Having non-Indigenous producers, writers and directors approach her about telling Indigenous stories is nothing new for Arnaquq-Baril, who is also the writer and director behind the award-winning 2016 feature Angry Inuk. “I get requests all the time and my knee-jerk reaction is ‘No thanks, I want to tell my own stories.'”

That was her initial reaction to de Pencier as well. However, the difference, said Arnaquq-Baril, was that de Pencier physically went up to Nunavut to learn about the culture, the people, the stories and the local industry  and then she kept coming back.

Year after year, de Pencier would travel up to Nunavut to learn more about the place and then work with Arnaquq-Baril and her producing partner Stacey Aglok MacDonald to weave those learnings into the fabric of the project that went on to become The Grizzlies. Additional producers on the project are Zanne Devine of Pacific Northwest Pictures and Damon D’Oliveira of Filmshow.

Set in a small Arctic town struggling with one of the highest suicide rates in North America, the Graham Yost and Moira Walley-Beckett-penned film is based on the true story of a group of Inuit students whose lives are transformed when they are introduced to the sport of lacrosse. Mongrel Media is distributing the film in Canada.

As well, in order to prepare themselves to take on a feature-length project, de Pencier, Arnaquq-Baril and MacDonald partnered on a pair of short films, including 2011’s Throat Song. The process of creating the shorts had additional benefits for the local film sector, as it built crew capacity and on-screen talent in the region. Many of the crew that gained experience on those short films later worked on The Grizzlies, which shot in 2016.

For Arnaquq-Baril, the film is an example of “best practices” in a collaboration between Indigenous and non-Indigenous teams. And while there’s still a long way to go, significant strides have been taken over the past decade, she said. 

“When we started this process nine years ago, it was not expected for people of colour to tell their own stories. It wasn’t expected for us to have some control over the representation of us on screen. And for Miranda to come in with that desire from the start, when it wasn’t expected of her by funders or distributors, was so important,” she said.

Arnaquq-Baril remains a strong advocate for Indigenous peoples telling Indigenous stories, but said authentic projects can be produced through partnerships with non-Indigenous writers, producers and directors. “I’m still an advocate for Indigenous people telling Indigenous stories  we need way more of that. However I also think it’s totally possible to do cross-cultural collaborations well,” she said.

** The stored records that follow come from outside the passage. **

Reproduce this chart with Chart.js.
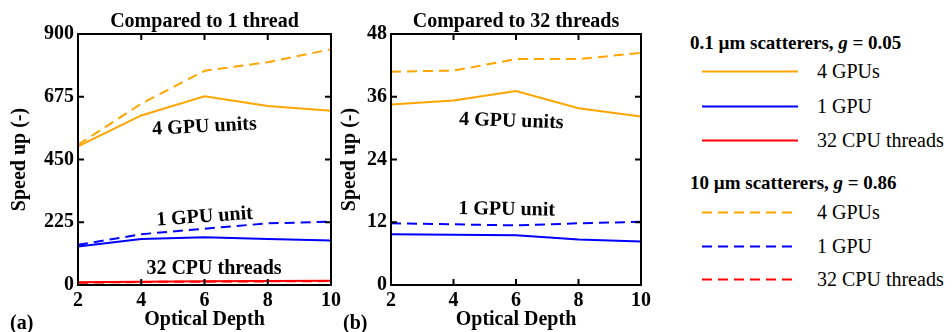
<!DOCTYPE html>
<html>
<head>
<meta charset="utf-8">
<script src="https://cdn.jsdelivr.net/npm/chart.js@4.4.1/dist/chart.umd.min.js"></script>
<style>
  body { margin: 0; width: 952px; height: 332px; background: #fff; position: relative; overflow: hidden; font-family: "Liberation Serif", serif; color: #000; }
  .box { position: absolute; top: 0; height: 332px; }
  #boxA { left: 0; width: 345px; }
  #boxB { left: 335px; width: 320px; }
  .tag { position: absolute; top: 310px; font-size: 20px; font-weight: bold; line-height: 24px; }
  .row { position: absolute; height: 24px; line-height: 24px; white-space: nowrap; }
  .head { left: 690px; font-size: 19px; font-weight: bold; }
  .item { left: 702px; font-size: 20px; }
  .item svg { position: absolute; left: 0; top: 11px; }
  .item span { position: absolute; left: 115px; top: 0; }
</style>
</head>
<body>
<div class="box" id="boxA"><canvas id="chartA"></canvas></div>
<div class="box" id="boxB"><canvas id="chartB"></canvas></div>
<div class="tag" style="left:10px">(a)</div>
<div class="tag" style="left:343px">(b)</div>
<div id="legend"></div>
<script>
// Profundidad óptica (eje x)
const depth = [2, 4, 6, 8, 10];

// (a) comparado con 1 hilo
const smallGpu4A = [497, 608, 677, 642, 625];
const smallGpu1A = [138, 165, 171, 165, 160];
const smallCpu32A = [10, 12, 13, 14, 15];
const largeGpu4A = [503, 650, 768, 799, 845];
const largeGpu1A = [144, 182, 202, 221, 227];
const largeCpu32A = [8, 11, 12, 13, 14];

// (b) comparado con 32 hilos
const smallGpu4B = [34.5, 35.3, 37.1, 33.8, 32.2];
const smallGpu1B = [9.7, 9.6, 9.5, 8.7, 8.3];
const largeGpu4B = [40.8, 41.0, 43.2, 43.2, 44.4];
const largeGpu1B = [11.8, 11.6, 11.4, 11.8, 12.1];

const ticksA = [0, 225, 450, 675, 900];
const ticksB = [0, 12, 24, 36, 48];

// textos dentro de los gráficos: [texto, x, y, giro en grados]
const notesA = [['4 GPU units', 6, 567, -3], ['1 GPU unit', 6, 244, -4], ['32 CPU threads', 6.3, 57, 0]];
const notesB = [['4 GPU units', 5.85, 31.3, 2], ['1 GPU unit', 5.7, 14.4, 1]];

const ORANGE = '#FFA500', BLUE = '#0000FF', RED = '#FF0000';
const FONT = '"Liberation Serif", serif';
Chart.defaults.font.family = FONT;
Chart.defaults.color = '#000';

function serie(vals, color, dashed) {
    return {
        data: depth.map((x, i) => ({ x: x, y: vals[i] })),
        borderColor: color,
        borderWidth: 2,
        borderDash: dashed ? [10, 6] : [],
        pointRadius: 0,
        tension: 0
    };
}

// marco negro y marcas hacia adentro
const frame = {
    id: 'frame',
    afterDatasetsDraw(chart) {
        const { ctx, chartArea: a, scales: { x, y } } = chart;
        ctx.save();
        ctx.strokeStyle = '#000';
        ctx.lineWidth = 2;
        ctx.strokeRect(a.left, a.top, a.right - a.left, a.bottom - a.top);
        const len = 6;
        ctx.beginPath();
        x.ticks.forEach(t => {
            const px = x.getPixelForValue(t.value);
            if (px <= a.left + 1 || px >= a.right - 1) return;
            ctx.moveTo(px, a.bottom); ctx.lineTo(px, a.bottom - len);
            ctx.moveTo(px, a.top); ctx.lineTo(px, a.top + len);
        });
        y.ticks.forEach(t => {
            const py = y.getPixelForValue(t.value);
            if (py <= a.top + 1 || py >= a.bottom - 1) return;
            ctx.moveTo(a.left, py); ctx.lineTo(a.left + len, py);
            ctx.moveTo(a.right, py); ctx.lineTo(a.right - len, py);
        });
        ctx.stroke();
        ctx.restore();
    }
};

function notes(list) {
    return {
        id: 'notes',
        afterDatasetsDraw(chart) {
            const { ctx, scales: { x, y } } = chart;
            ctx.save();
            ctx.font = 'bold 20px ' + FONT;
            ctx.fillStyle = '#000';
            ctx.textAlign = 'center';
            ctx.textBaseline = 'middle';
            list.forEach(n => {
                ctx.save();
                ctx.translate(x.getPixelForValue(n[1]), y.getPixelForValue(n[2]));
                ctx.rotate(n[3] * Math.PI / 180);
                ctx.fillText(n[0], 0, 0);
                ctx.restore();
            });
            ctx.restore();
        }
    };
}

function config(datasets, title, yTicks, yWidth, yTitlePad, list) {
    return {
        type: 'line',
        data: { datasets: datasets },
        options: {
            responsive: true,
            maintainAspectRatio: false,
            animation: false,
            layout: { padding: { left: 0, right: 14, top: 0, bottom: 0 } },
            plugins: {
                legend: { display: false },
                tooltip: { enabled: false },
                title: {
                    display: true,
                    text: title,
                    fullSize: false,
                    font: { size: 20, weight: 'bold' },
                    padding: { top: 10, bottom: 0 }
                }
            },
            scales: {
                x: {
                    type: 'linear',
                    min: 2, max: 10,
                    grid: { display: false, drawTicks: false },
                    border: { display: false },
                    ticks: { stepSize: 2, padding: 4, font: { size: 20, weight: 'bold' } },
                    title: { display: true, text: 'Optical Depth', font: { size: 20, weight: 'bold' }, padding: { top: 0, bottom: 0 } },
                    afterFit: s => { s.height = 47; }
                },
                y: {
                    min: yTicks[0], max: yTicks[yTicks.length - 1],
                    grid: { display: false, drawTicks: false },
                    border: { display: false },
                    ticks: { padding: 4, font: { size: 20, weight: 'bold' } },
                    afterBuildTicks: s => { s.ticks = yTicks.map(v => ({ value: v })); },
                    title: { display: true, text: 'Speed up (-)', font: { size: 20, weight: 'bold' }, padding: { top: yTitlePad, bottom: 0 } },
                    afterFit: s => { s.width = yWidth; }
                }
            }
        },
        plugins: [frame, notes(list)]
    };
}

new Chart(document.getElementById('chartA'), config([
    serie(smallGpu4A, ORANGE, false),
    serie(smallGpu1A, BLUE, false),
    serie(smallCpu32A, RED, false),
    serie(largeGpu4A, ORANGE, true),
    serie(largeGpu1A, BLUE, true),
    serie(largeCpu32A, RED, true)
], 'Compared to 1 thread', ticksA, 78, 8, notesA));

new Chart(document.getElementById('chartB'), config([
    serie(smallGpu4B, ORANGE, false),
    serie(smallGpu1B, BLUE, false),
    serie(largeGpu4B, ORANGE, true),
    serie(largeGpu1B, BLUE, true)
], 'Compared to 32 threads', ticksB, 56, 3, notesB));

// leyenda a la derecha
const legendRows = [
    ['head', '0.1 µm scatterers, <i>g</i> = 0.05', 43],
    ['item', '4 GPUs', 71, ORANGE, false],
    ['item', '1 GPU', 106, BLUE, false],
    ['item', '32 CPU threads', 140, RED, false],
    ['head', '10 µm scatterers, <i>g</i> = 0.86', 183],
    ['item', '4 GPUs', 212, ORANGE, true],
    ['item', '1 GPU', 246, BLUE, true],
    ['item', '32 CPU threads', 279, RED, true]
];
const legend = document.getElementById('legend');
legendRows.forEach(r => {
    const div = document.createElement('div');
    div.className = 'row ' + r[0];
    div.style.top = (r[2] - 12) + 'px';
    if (r[0] === 'head') {
        div.innerHTML = r[1];
    } else {
        div.innerHTML = '<svg width="96" height="3"><line x1="0" y1="1.5" x2="96" y2="1.5" stroke="' + r[3] +
            '" stroke-width="2"' + (r[4] ? ' stroke-dasharray="10 6"' : '') + '/></svg><span>' + r[1] + '</span>';
    }
    legend.appendChild(div);
});
</script>
</body>
</html>
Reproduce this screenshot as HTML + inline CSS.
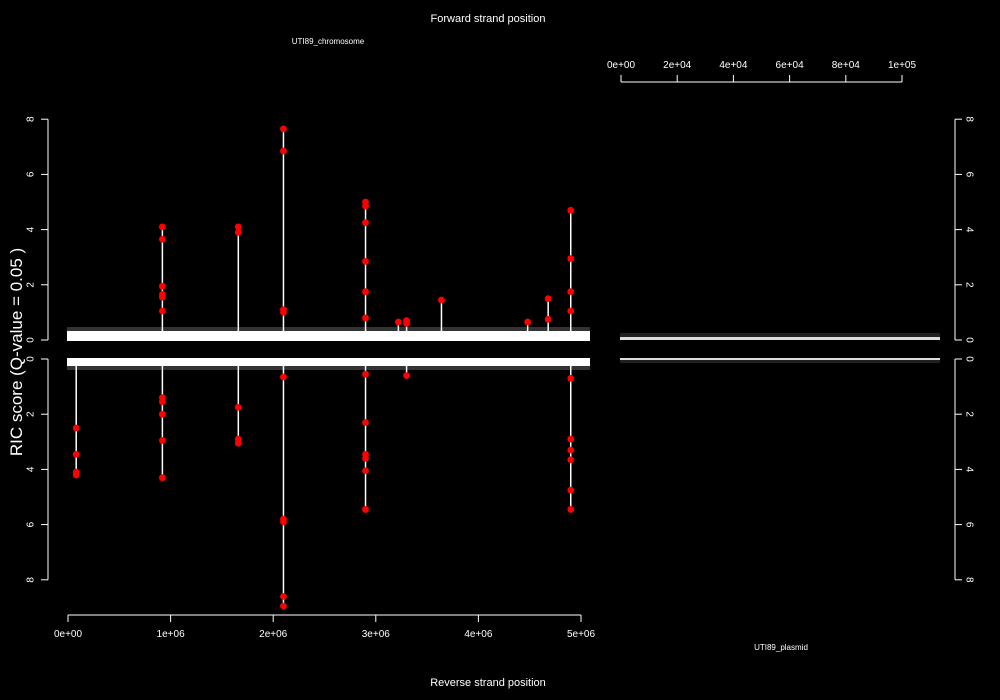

The Grizzlies is one of three world-premiering Indigenous projects added to TIFF’s 2018 Canadian lineup, alongside Gwaai Edenshaw and Helen Haig-Brown’s Edge of the Knife and Darlene Naponse’s Falls Around Her.

The former is the first feature film ever made in the language of Haida, which is classified by UNESCO as an endangered language and spoken fluently by less than 20 people. The project is executive produced by Zacharias Kunuk and Jonathan Frantz, who were part of the team behind the multi-award-winning 2001 feature Atanarjuat: The Fast Runner.

Danis Goulet, TIFF’s Canadian features programmer, said the fact the film got made is a “stunning achievement” and said projects like it are crucial in representing the breadth of Canadian culture. “It is a vital language revitalization project but also a stunning cinematic achievement. It’s captivating, genre bending, hypnotizing to watch and unlike anything else in the festival.”

TIFF’s senior programmer Steve Gravestock added the projects are indicative of “an interesting and fruitful time” in Indigenous cinema, which he credited in part to additional supports from federal and provincial funding bodies, as well as a growing base of talented and experienced Indigenous filmmakers.

For Arnaquq-Baril, the growth of the Indigenous cinema means there are a crop of Indigenous filmmakers waiting in the wings to take on bigger-budget projects. “There are a great number of brilliant Indigenous filmmakers and producers that are ready right now to come out of the gate and, if you just handed them $10 million, would make top-level work,” she said.